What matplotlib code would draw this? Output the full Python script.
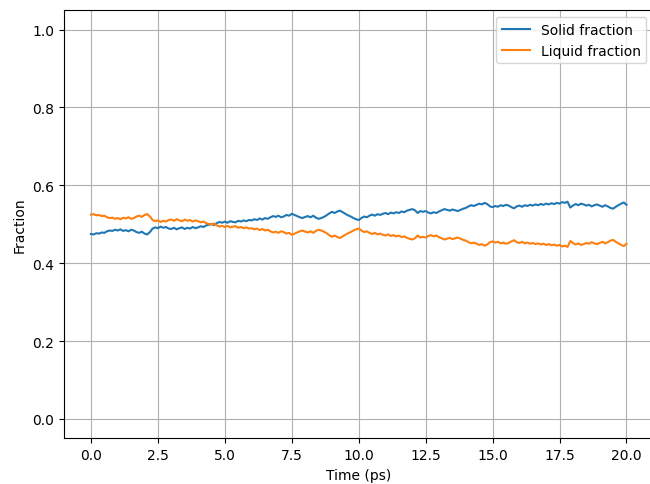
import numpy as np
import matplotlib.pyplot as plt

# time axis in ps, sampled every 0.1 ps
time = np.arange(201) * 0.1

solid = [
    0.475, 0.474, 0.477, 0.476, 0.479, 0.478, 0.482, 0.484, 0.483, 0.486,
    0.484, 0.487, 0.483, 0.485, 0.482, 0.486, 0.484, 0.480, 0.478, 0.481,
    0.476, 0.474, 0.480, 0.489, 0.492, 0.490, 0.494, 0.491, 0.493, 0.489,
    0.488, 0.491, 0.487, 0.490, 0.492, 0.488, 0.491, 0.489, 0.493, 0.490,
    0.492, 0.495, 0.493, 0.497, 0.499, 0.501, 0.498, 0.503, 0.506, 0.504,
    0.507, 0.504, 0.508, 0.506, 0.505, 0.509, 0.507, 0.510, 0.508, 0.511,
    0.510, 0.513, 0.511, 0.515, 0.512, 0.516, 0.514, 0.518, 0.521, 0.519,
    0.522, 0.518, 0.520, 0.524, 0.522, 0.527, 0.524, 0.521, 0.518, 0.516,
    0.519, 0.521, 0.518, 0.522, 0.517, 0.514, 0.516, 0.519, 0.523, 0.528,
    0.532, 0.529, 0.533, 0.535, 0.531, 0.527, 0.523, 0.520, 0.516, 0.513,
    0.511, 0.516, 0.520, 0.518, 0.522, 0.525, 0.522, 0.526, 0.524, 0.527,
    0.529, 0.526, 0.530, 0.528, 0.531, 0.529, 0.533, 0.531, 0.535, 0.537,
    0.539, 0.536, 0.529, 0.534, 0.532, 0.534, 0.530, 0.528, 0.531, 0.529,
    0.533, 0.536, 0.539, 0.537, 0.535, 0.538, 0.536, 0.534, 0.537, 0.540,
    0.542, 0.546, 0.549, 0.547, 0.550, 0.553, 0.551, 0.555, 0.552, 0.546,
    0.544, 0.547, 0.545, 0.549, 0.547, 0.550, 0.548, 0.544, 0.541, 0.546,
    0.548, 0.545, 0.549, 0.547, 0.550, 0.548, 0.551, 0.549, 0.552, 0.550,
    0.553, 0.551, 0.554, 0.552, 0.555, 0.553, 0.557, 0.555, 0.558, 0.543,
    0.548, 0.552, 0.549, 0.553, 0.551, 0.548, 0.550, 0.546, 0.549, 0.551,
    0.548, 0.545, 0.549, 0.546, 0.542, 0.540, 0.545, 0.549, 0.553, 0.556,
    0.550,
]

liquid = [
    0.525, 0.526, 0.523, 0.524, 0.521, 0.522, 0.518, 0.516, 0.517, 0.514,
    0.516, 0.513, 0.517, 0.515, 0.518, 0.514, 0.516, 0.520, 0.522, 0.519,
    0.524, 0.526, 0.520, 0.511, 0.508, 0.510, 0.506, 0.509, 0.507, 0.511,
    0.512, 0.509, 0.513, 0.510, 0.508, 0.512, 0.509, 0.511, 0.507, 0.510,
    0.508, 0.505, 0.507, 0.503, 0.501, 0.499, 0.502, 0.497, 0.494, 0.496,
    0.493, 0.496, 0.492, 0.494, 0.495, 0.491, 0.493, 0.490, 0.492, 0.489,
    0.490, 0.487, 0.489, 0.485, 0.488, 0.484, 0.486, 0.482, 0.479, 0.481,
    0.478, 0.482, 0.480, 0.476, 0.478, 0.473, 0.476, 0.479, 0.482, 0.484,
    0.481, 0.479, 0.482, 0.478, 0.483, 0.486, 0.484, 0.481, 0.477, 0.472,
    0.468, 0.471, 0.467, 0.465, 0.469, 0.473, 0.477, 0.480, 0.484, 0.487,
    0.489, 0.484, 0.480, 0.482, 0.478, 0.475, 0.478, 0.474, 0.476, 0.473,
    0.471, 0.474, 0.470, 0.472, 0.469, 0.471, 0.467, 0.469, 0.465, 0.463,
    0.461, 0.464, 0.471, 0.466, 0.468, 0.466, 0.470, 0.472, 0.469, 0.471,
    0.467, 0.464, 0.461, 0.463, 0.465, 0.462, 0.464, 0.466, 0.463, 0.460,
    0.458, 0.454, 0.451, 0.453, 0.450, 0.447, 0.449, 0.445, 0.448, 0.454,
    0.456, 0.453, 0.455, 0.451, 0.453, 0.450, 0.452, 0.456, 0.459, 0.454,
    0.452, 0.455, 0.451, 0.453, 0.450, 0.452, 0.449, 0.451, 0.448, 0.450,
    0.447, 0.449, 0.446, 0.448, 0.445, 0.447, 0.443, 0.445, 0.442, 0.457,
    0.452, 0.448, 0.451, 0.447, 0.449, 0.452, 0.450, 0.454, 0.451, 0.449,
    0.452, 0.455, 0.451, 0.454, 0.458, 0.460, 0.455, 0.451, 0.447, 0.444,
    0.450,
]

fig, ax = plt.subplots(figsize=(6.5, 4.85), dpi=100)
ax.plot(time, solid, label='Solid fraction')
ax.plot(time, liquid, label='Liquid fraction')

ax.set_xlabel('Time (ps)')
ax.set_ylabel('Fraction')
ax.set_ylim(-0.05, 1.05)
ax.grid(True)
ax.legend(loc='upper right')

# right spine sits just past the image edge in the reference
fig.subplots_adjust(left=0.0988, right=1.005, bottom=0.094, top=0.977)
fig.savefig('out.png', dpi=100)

• [TASK] Leave out the pictures and give the listing above again exactly.

• [COMPLETE ANSWER]
What matplotlib code would draw this? Output the full Python script.
import numpy as np
import matplotlib.pyplot as plt

# time axis in ps, sampled every 0.1 ps
time = np.arange(201) * 0.1

solid = [
    0.475, 0.474, 0.477, 0.476, 0.479, 0.478, 0.482, 0.484, 0.483, 0.486,
    0.484, 0.487, 0.483, 0.485, 0.482, 0.486, 0.484, 0.480, 0.478, 0.481,
    0.476, 0.474, 0.480, 0.489, 0.492, 0.490, 0.494, 0.491, 0.493, 0.489,
    0.488, 0.491, 0.487, 0.490, 0.492, 0.488, 0.491, 0.489, 0.493, 0.490,
    0.492, 0.495, 0.493, 0.497, 0.499, 0.501, 0.498, 0.503, 0.506, 0.504,
    0.507, 0.504, 0.508, 0.506, 0.505, 0.509, 0.507, 0.510, 0.508, 0.511,
    0.510, 0.513, 0.511, 0.515, 0.512, 0.516, 0.514, 0.518, 0.521, 0.519,
    0.522, 0.518, 0.520, 0.524, 0.522, 0.527, 0.524, 0.521, 0.518, 0.516,
    0.519, 0.521, 0.518, 0.522, 0.517, 0.514, 0.516, 0.519, 0.523, 0.528,
    0.532, 0.529, 0.533, 0.535, 0.531, 0.527, 0.523, 0.520, 0.516, 0.513,
    0.511, 0.516, 0.520, 0.518, 0.522, 0.525, 0.522, 0.526, 0.524, 0.527,
    0.529, 0.526, 0.530, 0.528, 0.531, 0.529, 0.533, 0.531, 0.535, 0.537,
    0.539, 0.536, 0.529, 0.534, 0.532, 0.534, 0.530, 0.528, 0.531, 0.529,
    0.533, 0.536, 0.539, 0.537, 0.535, 0.538, 0.536, 0.534, 0.537, 0.540,
    0.542, 0.546, 0.549, 0.547, 0.550, 0.553, 0.551, 0.555, 0.552, 0.546,
    0.544, 0.547, 0.545, 0.549, 0.547, 0.550, 0.548, 0.544, 0.541, 0.546,
    0.548, 0.545, 0.549, 0.547, 0.550, 0.548, 0.551, 0.549, 0.552, 0.550,
    0.553, 0.551, 0.554, 0.552, 0.555, 0.553, 0.557, 0.555, 0.558, 0.543,
    0.548, 0.552, 0.549, 0.553, 0.551, 0.548, 0.550, 0.546, 0.549, 0.551,
    0.548, 0.545, 0.549, 0.546, 0.542, 0.540, 0.545, 0.549, 0.553, 0.556,
    0.550,
]

liquid = [
    0.525, 0.526, 0.523, 0.524, 0.521, 0.522, 0.518, 0.516, 0.517, 0.514,
    0.516, 0.513, 0.517, 0.515, 0.518, 0.514, 0.516, 0.520, 0.522, 0.519,
    0.524, 0.526, 0.520, 0.511, 0.508, 0.510, 0.506, 0.509, 0.507, 0.511,
    0.512, 0.509, 0.513, 0.510, 0.508, 0.512, 0.509, 0.511, 0.507, 0.510,
    0.508, 0.505, 0.507, 0.503, 0.501, 0.499, 0.502, 0.497, 0.494, 0.496,
    0.493, 0.496, 0.492, 0.494, 0.495, 0.491, 0.493, 0.490, 0.492, 0.489,
    0.490, 0.487, 0.489, 0.485, 0.488, 0.484, 0.486, 0.482, 0.479, 0.481,
    0.478, 0.482, 0.480, 0.476, 0.478, 0.473, 0.476, 0.479, 0.482, 0.484,
    0.481, 0.479, 0.482, 0.478, 0.483, 0.486, 0.484, 0.481, 0.477, 0.472,
    0.468, 0.471, 0.467, 0.465, 0.469, 0.473, 0.477, 0.480, 0.484, 0.487,
    0.489, 0.484, 0.480, 0.482, 0.478, 0.475, 0.478, 0.474, 0.476, 0.473,
    0.471, 0.474, 0.470, 0.472, 0.469, 0.471, 0.467, 0.469, 0.465, 0.463,
    0.461, 0.464, 0.471, 0.466, 0.468, 0.466, 0.470, 0.472, 0.469, 0.471,
    0.467, 0.464, 0.461, 0.463, 0.465, 0.462, 0.464, 0.466, 0.463, 0.460,
    0.458, 0.454, 0.451, 0.453, 0.450, 0.447, 0.449, 0.445, 0.448, 0.454,
    0.456, 0.453, 0.455, 0.451, 0.453, 0.450, 0.452, 0.456, 0.459, 0.454,
    0.452, 0.455, 0.451, 0.453, 0.450, 0.452, 0.449, 0.451, 0.448, 0.450,
    0.447, 0.449, 0.446, 0.448, 0.445, 0.447, 0.443, 0.445, 0.442, 0.457,
    0.452, 0.448, 0.451, 0.447, 0.449, 0.452, 0.450, 0.454, 0.451, 0.449,
    0.452, 0.455, 0.451, 0.454, 0.458, 0.460, 0.455, 0.451, 0.447, 0.444,
    0.450,
]

fig, ax = plt.subplots(figsize=(6.5, 4.85), dpi=100)
ax.plot(time, solid, label='Solid fraction')
ax.plot(time, liquid, label='Liquid fraction')

ax.set_xlabel('Time (ps)')
ax.set_ylabel('Fraction')
ax.set_ylim(-0.05, 1.05)
ax.grid(True)
ax.legend(loc='upper right')

# right spine sits just past the image edge in the reference
fig.subplots_adjust(left=0.0988, right=1.005, bottom=0.094, top=0.977)
fig.savefig('out.png', dpi=100)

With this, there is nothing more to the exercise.